No surprise, then, that the director behind this mishmash is one Fred Wolf, who made his behind-the-camera debut with “Strange Wilderness,” which remains as of this writing the very worst film of 2008. There was nowhere to go but up from there, granted, but “House Bunny” doesn’t make the case that this man should be allowed within 25 yards of a movie camera. Watch the trailer on YouTube, and you’re done.

Associated Press:

It's essentially a female remake of Revenge of the Nerds, with a script from Legally Blonde writers Karen McCullah Lutz and Kirsten Smith. Faris functions as a descendant from a long line of supposedly dumb blondes, but she's so unafraid of going for the big, goofy laugh that she makes this familiar role her own.

USA Today:

The movie gently mocks the Playboy ethos while portraying Hugh Hefner as a defanged old softie and Faris is often charming. She has one hilarious trick that shows how far she will go for a laugh — in a good way.
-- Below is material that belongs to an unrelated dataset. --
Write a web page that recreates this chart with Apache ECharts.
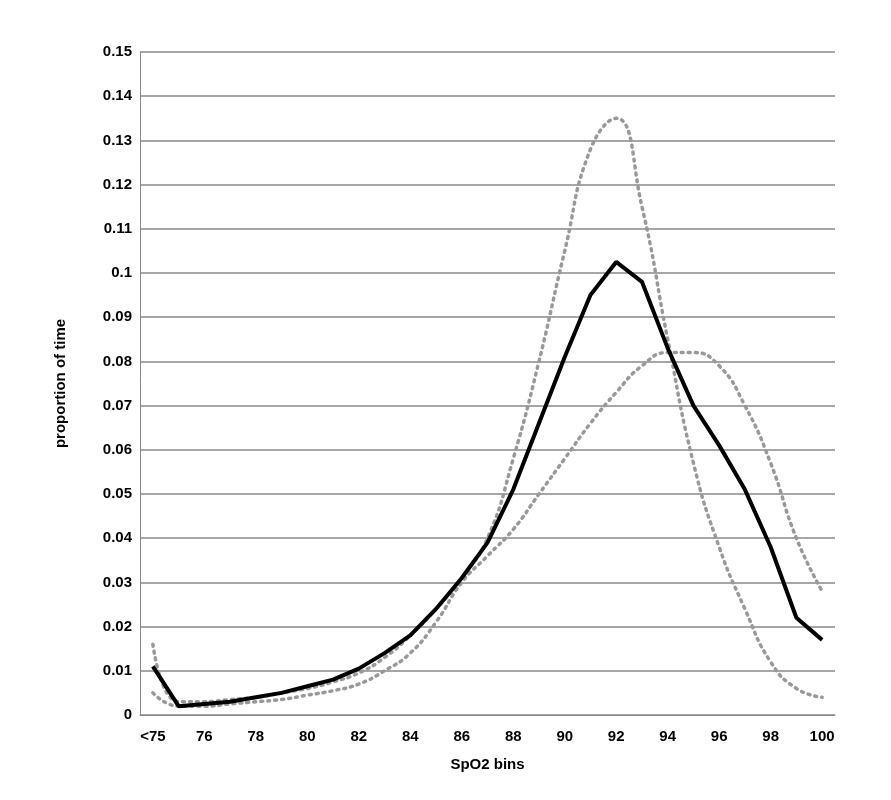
<!DOCTYPE html>
<html><head><meta charset="utf-8">
<script src="https://cdn.jsdelivr.net/npm/echarts@6/dist/echarts.min.js"></script>
<style>html,body{margin:0;background:#fff}#c{width:891px;height:800px}</style>
</head><body><div id="c"></div>
<script>
const categories = ['<75','75','76','77','78','79','80','81','82','83','84','85','86','87','88','89','90','91','92','93','94','95','96','97','98','99','100'];
const solidSeries = [0.011,0.002,0.0025,0.003,0.004,0.005,0.0065,0.008,0.0105,0.014,0.018,0.024,0.031,0.039,0.051,0.066,0.081,0.095,0.1025,0.098,0.083,0.07,0.061,0.051,0.038,0.022,0.017];
const narrowDotted = [0.016,0.003,0.003,0.0035,0.004,0.005,0.006,0.0075,0.0095,0.013,0.018,0.024,0.031,0.04,0.058,0.08,0.105,0.128,0.135,0.115,0.085,0.057,0.038,0.024,0.012,0.006,0.004];
const wideDotted = [0.005,0.002,0.002,0.0025,0.003,0.0035,0.0045,0.0055,0.007,0.01,0.014,0.021,0.03,0.036,0.042,0.05,0.058,0.066,0.073,0.079,0.082,0.082,0.079,0.07,0.057,0.04,0.028];
const chart = echarts.init(document.getElementById('c'));
const f = {fontFamily:'Liberation Sans',fontWeight:'bold',fontSize:15,color:'#000'};
chart.setOption({
  animation:false,
  grid:{left:140,right:56,top:52,bottom:85},
  xAxis:{type:'category',data:categories,boundaryGap:true,name:'SpO2 bins',nameLocation:'middle',nameGap:42,nameTextStyle:f,
    axisLine:{lineStyle:{color:'#888'}},axisTick:{show:false},axisLabel:Object.assign({interval:1,margin:14},f)},
  yAxis:{type:'value',min:0,max:0.15,interval:0.01,name:'proportion of time',nameLocation:'middle',nameGap:72,nameTextStyle:f,
    axisLine:{show:true,lineStyle:{color:'#888'}},splitLine:{lineStyle:{color:'#888',width:1.5}},
    axisLabel:Object.assign({formatter:v=>String(+v.toFixed(2))},f)},
  series:[
    {type:'line',data:narrowDotted,smooth:true,symbol:'none',lineStyle:{color:'#999',width:3.5,type:[2,5],cap:'round'}},
    {type:'line',data:wideDotted,smooth:true,symbol:'none',lineStyle:{color:'#999',width:3.5,type:[2,5],cap:'round'}},
    {type:'line',data:solidSeries,symbol:'none',lineStyle:{color:'#000',width:4}}
  ]
});
</script></body></html>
While Faris' comic fearlessness is a major asset, the movie tries to soften its edges with an obvious message —"be yourself" — that comes across as heartfelt and sincere as a centerfold's list of turn-ons.

The Hollywood Reporter:

It might wear its derivative, "Legally Blonde"-meets-"Mean Girls" trappings like a rhinestone thong, but strip away the second-hand attire, and "The House Bunny" still manages to stand on its own two skyscraper heels thanks to the comic force of nature that is Anna Faris.

Variety:

It's a little stroke of genius: Make a female-empowerment movie and cast it with Playboy Bunnies. Elevated via a strong script by "Legally Blonde" scribes Kirsten Smith and Karen McCullah Lutz, "The House Bunny" is a blissfully broad comedy that should catapult Anna Faris into a singular kind of stardom — she's funny, she's sexy, and her movie distinguishes itself grandly from a mostly gore-and-groin-fixated summer comedy season. Titles are sometimes dumped in mid- to late August, but good buzz could help this Fred Wolf-directed laffer break out beyond its young-femme target audience.

The New York Times:

All hail Anna Faris, fake bimbo par excellence, master of the birdbrained double take, our reigning queen of intelligent stupidity. On the sneaker-clad heels of “Smiley Face,” an inspired stoner farce from 2007, come the plastic stiletto shenanigans of “The House Bunny,” a breezy, ditzy comedy about the misadventures of a Playboy bunny exiled from the chinchilla cocoon of Hugh Hefner’s mansion.

The Village Voice:

Directed with little distinction by SNL vet Fred Wolf, The House Bunny operates on a skin-deep level and offers up the predictable inner-beauty message: As Faris turns her fugly charges into superficially gorgeous, judgmental twits, she finds her own slutty charms at a loss to woo the smart, dorky-cute man of her dreams (Colin Hanks). The screenwriting team of Karen McCullah Lutz and Kirsten Smith are rather shamelessly aping their own Legally Blonde here, but they’ve given Faris some great ditzy one-liners and a few slapstick pratfalls worthy of Olympic gold. The movie basically exists on one plane, while Faris is on another—that exclusive aerie occupied by Judy Holliday, Carole Lombard, Lucille Ball and a few other blissfully original comedy goddesses.

Slate:

I don't want to even think about what all this means as a feminist allegory. Like Grease and The Breakfast Club, The House Bunny all but announces that lip gloss and tarty outfits pave the way to female self-actualization. And unlike those movies, it doesn't make the makeover process look particularly fun (though I did love a mascara-tutorial scene in which Shelley lectures the girls, "Remember, the eyes are the nipples of the face"). The Zetas—played by an odd lineup of newcomers that includes American Idol contestant Katharine McPhee and Rumer Willis, Bruce and Demi's daughter—go from stereotyped losers to stereotyped hotties with logic-defying speed (and making McPhee's character visibly pregnant without providing any back story is a tad disconcerting). But there's real pathos to a scene in which Shelley trots out all her porn-based seduction tricks on a date, only to discover that she's grossed out her man and made a fool of herself. The House Bunny can go only so far in satirizing the Playboy empire though, since it's clearly been approved by Hefner (who plays himself in scenes that take place inside the real mansion). But its founding premise—that the laws of soft porn translate poorly to the real world—is as close to a female empowerment message as you can expect in a movie like this.

'The House Bunny' opens today in wide release.